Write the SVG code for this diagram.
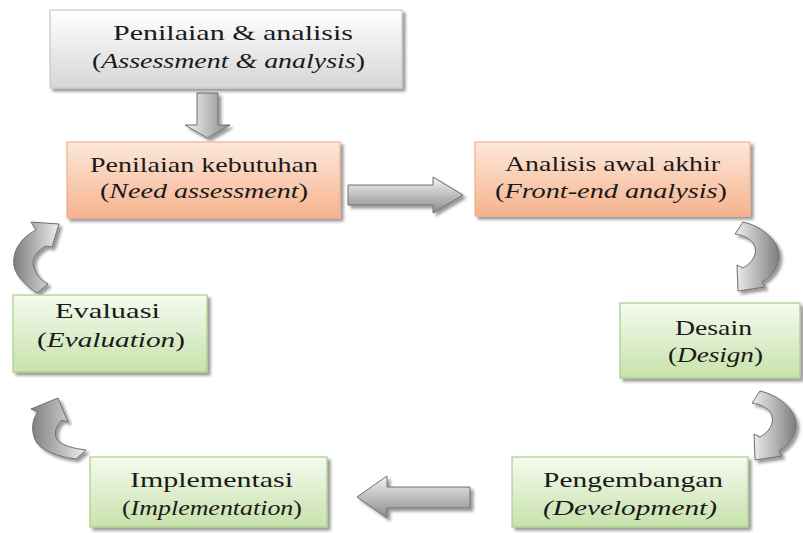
<svg xmlns="http://www.w3.org/2000/svg" width="803" height="533" viewBox="0 0 803 533">
  <defs>
    <linearGradient id="gGray" x1="0" y1="0" x2="0" y2="1">
      <stop offset="0" stop-color="#ffffff"/>
      <stop offset="1" stop-color="#d6d6d6"/>
    </linearGradient>
    <linearGradient id="gOrange" x1="0" y1="0" x2="0" y2="1">
      <stop offset="0" stop-color="#fde8db"/>
      <stop offset="1" stop-color="#f5b38d"/>
    </linearGradient>
    <linearGradient id="gGreen" x1="0" y1="0" x2="0" y2="1">
      <stop offset="0" stop-color="#f5faef"/>
      <stop offset="1" stop-color="#c8e2ac"/>
    </linearGradient>
    <linearGradient id="aV" x1="0" y1="0" x2="0" y2="1">
      <stop offset="0" stop-color="#f4f4f4"/>
      <stop offset="1" stop-color="#8a8a8a"/>
    </linearGradient>
    <linearGradient id="aH" x1="0" y1="0" x2="1" y2="0">
      <stop offset="0" stop-color="#f4f4f4"/>
      <stop offset="1" stop-color="#8a8a8a"/>
    </linearGradient>
    <linearGradient id="aR" x1="0" y1="0" x2="1" y2="0">
      <stop offset="0" stop-color="#eeeeee"/>
      <stop offset="1" stop-color="#7e7e7e"/>
    </linearGradient>
    <linearGradient id="aL" x1="1" y1="0" x2="0" y2="0">
      <stop offset="0" stop-color="#eeeeee"/>
      <stop offset="1" stop-color="#7e7e7e"/>
    </linearGradient>
    <filter id="sh" x="-10%" y="-10%" width="125%" height="130%">
      <feDropShadow dx="3" dy="3" stdDeviation="1.5" flood-color="#000" flood-opacity="0.4"/>
    </filter>
  </defs>
  <style>
    .box { stroke-width: 1.2; filter: url(#sh); }
    .gray { fill: url(#gGray); stroke: #c9c9c9; }
    .orange { fill: url(#gOrange); stroke: #f2b08a; }
    .green { fill: url(#gGreen); stroke: #a6cf86; }
    .i { font-style: italic; }
    .arr { stroke: #6e6e6e; stroke-width: 1; filter: url(#sh); }
  </style>

  <g id="connectors">
    <path class="arr" fill="url(#aH)" d="M197 93 H218 V125 H230 L207.5 138 L185 125 H197 Z"/>
    <path class="arr" fill="url(#aV)" d="M348 185 H433 V177 L463 195 L433 213 V205 H348 Z"/>
    <path class="arr" fill="url(#aV)" d="M470 487 V508 H387 V518 L357 497 L387 476 V487 Z"/>
    <path class="arr" fill="url(#aR)" d="M743 222 C765 227 780 243 779 257 C778 269 770 277 762 282 L765 287 L738 291 L737 265 L743 268 C752 263 757 255 755 247 C753 240 744 235 735 234 Z"/>
    <path class="arr" fill="url(#aR)" transform="translate(17,169)" d="M743 222 C765 227 780 243 779 257 C778 269 770 277 762 282 L765 287 L738 291 L737 265 L743 268 C752 263 757 255 755 247 C753 240 744 235 735 234 Z"/>
    <path class="arr" fill="url(#aL)" d="M59 224 L52 247 L46 246 C38 250 32 258 33 264 C34 272 40 280 48 284 L37 293 C28 287 16 277 14 266 C12 252 20 238 36 230 L31 222 Z"/>
    <path class="arr" fill="url(#aL)" d="M58 398 L68 422 L62 420 C57 424 54 432 56 437 C58 444 70 448 86 450 L76 459 C60 457 44 452 37 443 C31 434 31 420 38 412 L31 409 Z"/>
  </g>

  <g font-family="Liberation Serif, Times New Roman, DejaVu Serif, Noto Serif, serif" font-size="22" fill="#1a1a1a">
  <g id="assessment">
    <rect class="box gray" x="50" y="10" width="352" height="78"/>
    <text x="113" y="40" textLength="240" lengthAdjust="spacingAndGlyphs">Penilaian &amp; analisis</text>
    <text x="92" y="68" textLength="273" lengthAdjust="spacingAndGlyphs">(<tspan class="i">Assessment &amp; analysis</tspan>)</text>
  </g>

  <g id="need">
    <rect class="box orange" x="67" y="142" width="273" height="76"/>
    <text x="90" y="172" textLength="228" lengthAdjust="spacingAndGlyphs">Penilaian kebutuhan</text>
    <text x="100" y="198" textLength="208" lengthAdjust="spacingAndGlyphs">(<tspan class="i">Need assessment</tspan>)</text>
  </g>

  <g id="frontend">
    <rect class="box orange" x="475" y="142" width="275" height="74"/>
    <text x="505" y="171" textLength="215" lengthAdjust="spacingAndGlyphs">Analisis awal akhir</text>
    <text x="495" y="198" textLength="232" lengthAdjust="spacingAndGlyphs">(<tspan class="i">Front-end analysis</tspan>)</text>
  </g>

  <g id="design">
    <rect class="box green" x="620" y="303" width="180" height="75"/>
    <text x="675" y="335" textLength="77" lengthAdjust="spacingAndGlyphs">Desain</text>
    <text x="668" y="362" textLength="95" lengthAdjust="spacingAndGlyphs">(<tspan class="i">Design</tspan>)</text>
  </g>

  <g id="development">
    <rect class="box green" x="512" y="457" width="236" height="70"/>
    <text x="543" y="487" textLength="180" lengthAdjust="spacingAndGlyphs">Pengembangan</text>
    <text class="i" x="543" y="515" textLength="174" lengthAdjust="spacingAndGlyphs">(Development)</text>
  </g>

  <g id="implementation">
    <rect class="box green" x="90" y="457" width="237" height="70"/>
    <text x="130" y="487" textLength="163" lengthAdjust="spacingAndGlyphs">Implementasi</text>
    <text x="122" y="515" textLength="180" lengthAdjust="spacingAndGlyphs">(<tspan class="i">Implementation</tspan>)</text>
  </g>

  <g id="evaluation">
    <rect class="box green" x="13" y="295" width="194" height="77"/>
    <text x="55" y="318" textLength="105" lengthAdjust="spacingAndGlyphs">Evaluasi</text>
    <text x="37" y="347" textLength="148" lengthAdjust="spacingAndGlyphs">(<tspan class="i">Evaluation</tspan>)</text>
  </g>
  </g>
</svg>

------

Repeat the data in full and exactly. Omit pictures.

Write the SVG code for this diagram.
<svg xmlns="http://www.w3.org/2000/svg" width="803" height="533" viewBox="0 0 803 533">
  <defs>
    <linearGradient id="gGray" x1="0" y1="0" x2="0" y2="1">
      <stop offset="0" stop-color="#ffffff"/>
      <stop offset="1" stop-color="#d6d6d6"/>
    </linearGradient>
    <linearGradient id="gOrange" x1="0" y1="0" x2="0" y2="1">
      <stop offset="0" stop-color="#fde8db"/>
      <stop offset="1" stop-color="#f5b38d"/>
    </linearGradient>
    <linearGradient id="gGreen" x1="0" y1="0" x2="0" y2="1">
      <stop offset="0" stop-color="#f5faef"/>
      <stop offset="1" stop-color="#c8e2ac"/>
    </linearGradient>
    <linearGradient id="aV" x1="0" y1="0" x2="0" y2="1">
      <stop offset="0" stop-color="#f4f4f4"/>
      <stop offset="1" stop-color="#8a8a8a"/>
    </linearGradient>
    <linearGradient id="aH" x1="0" y1="0" x2="1" y2="0">
      <stop offset="0" stop-color="#f4f4f4"/>
      <stop offset="1" stop-color="#8a8a8a"/>
    </linearGradient>
    <linearGradient id="aR" x1="0" y1="0" x2="1" y2="0">
      <stop offset="0" stop-color="#eeeeee"/>
      <stop offset="1" stop-color="#7e7e7e"/>
    </linearGradient>
    <linearGradient id="aL" x1="1" y1="0" x2="0" y2="0">
      <stop offset="0" stop-color="#eeeeee"/>
      <stop offset="1" stop-color="#7e7e7e"/>
    </linearGradient>
    <filter id="sh" x="-10%" y="-10%" width="125%" height="130%">
      <feDropShadow dx="3" dy="3" stdDeviation="1.5" flood-color="#000" flood-opacity="0.4"/>
    </filter>
  </defs>
  <style>
    .box { stroke-width: 1.2; filter: url(#sh); }
    .gray { fill: url(#gGray); stroke: #c9c9c9; }
    .orange { fill: url(#gOrange); stroke: #f2b08a; }
    .green { fill: url(#gGreen); stroke: #a6cf86; }
    .i { font-style: italic; }
    .arr { stroke: #6e6e6e; stroke-width: 1; filter: url(#sh); }
  </style>

  <g id="connectors">
    <path class="arr" fill="url(#aH)" d="M197 93 H218 V125 H230 L207.5 138 L185 125 H197 Z"/>
    <path class="arr" fill="url(#aV)" d="M348 185 H433 V177 L463 195 L433 213 V205 H348 Z"/>
    <path class="arr" fill="url(#aV)" d="M470 487 V508 H387 V518 L357 497 L387 476 V487 Z"/>
    <path class="arr" fill="url(#aR)" d="M743 222 C765 227 780 243 779 257 C778 269 770 277 762 282 L765 287 L738 291 L737 265 L743 268 C752 263 757 255 755 247 C753 240 744 235 735 234 Z"/>
    <path class="arr" fill="url(#aR)" transform="translate(17,169)" d="M743 222 C765 227 780 243 779 257 C778 269 770 277 762 282 L765 287 L738 291 L737 265 L743 268 C752 263 757 255 755 247 C753 240 744 235 735 234 Z"/>
    <path class="arr" fill="url(#aL)" d="M59 224 L52 247 L46 246 C38 250 32 258 33 264 C34 272 40 280 48 284 L37 293 C28 287 16 277 14 266 C12 252 20 238 36 230 L31 222 Z"/>
    <path class="arr" fill="url(#aL)" d="M58 398 L68 422 L62 420 C57 424 54 432 56 437 C58 444 70 448 86 450 L76 459 C60 457 44 452 37 443 C31 434 31 420 38 412 L31 409 Z"/>
  </g>

  <g font-family="Liberation Serif, Times New Roman, DejaVu Serif, Noto Serif, serif" font-size="22" fill="#1a1a1a">
  <g id="assessment">
    <rect class="box gray" x="50" y="10" width="352" height="78"/>
    <text x="113" y="40" textLength="240" lengthAdjust="spacingAndGlyphs">Penilaian &amp; analisis</text>
    <text x="92" y="68" textLength="273" lengthAdjust="spacingAndGlyphs">(<tspan class="i">Assessment &amp; analysis</tspan>)</text>
  </g>

  <g id="need">
    <rect class="box orange" x="67" y="142" width="273" height="76"/>
    <text x="90" y="172" textLength="228" lengthAdjust="spacingAndGlyphs">Penilaian kebutuhan</text>
    <text x="100" y="198" textLength="208" lengthAdjust="spacingAndGlyphs">(<tspan class="i">Need assessment</tspan>)</text>
  </g>

  <g id="frontend">
    <rect class="box orange" x="475" y="142" width="275" height="74"/>
    <text x="505" y="171" textLength="215" lengthAdjust="spacingAndGlyphs">Analisis awal akhir</text>
    <text x="495" y="198" textLength="232" lengthAdjust="spacingAndGlyphs">(<tspan class="i">Front-end analysis</tspan>)</text>
  </g>

  <g id="design">
    <rect class="box green" x="620" y="303" width="180" height="75"/>
    <text x="675" y="335" textLength="77" lengthAdjust="spacingAndGlyphs">Desain</text>
    <text x="668" y="362" textLength="95" lengthAdjust="spacingAndGlyphs">(<tspan class="i">Design</tspan>)</text>
  </g>

  <g id="development">
    <rect class="box green" x="512" y="457" width="236" height="70"/>
    <text x="543" y="487" textLength="180" lengthAdjust="spacingAndGlyphs">Pengembangan</text>
    <text class="i" x="543" y="515" textLength="174" lengthAdjust="spacingAndGlyphs">(Development)</text>
  </g>

  <g id="implementation">
    <rect class="box green" x="90" y="457" width="237" height="70"/>
    <text x="130" y="487" textLength="163" lengthAdjust="spacingAndGlyphs">Implementasi</text>
    <text x="122" y="515" textLength="180" lengthAdjust="spacingAndGlyphs">(<tspan class="i">Implementation</tspan>)</text>
  </g>

  <g id="evaluation">
    <rect class="box green" x="13" y="295" width="194" height="77"/>
    <text x="55" y="318" textLength="105" lengthAdjust="spacingAndGlyphs">Evaluasi</text>
    <text x="37" y="347" textLength="148" lengthAdjust="spacingAndGlyphs">(<tspan class="i">Evaluation</tspan>)</text>
  </g>
  </g>
</svg>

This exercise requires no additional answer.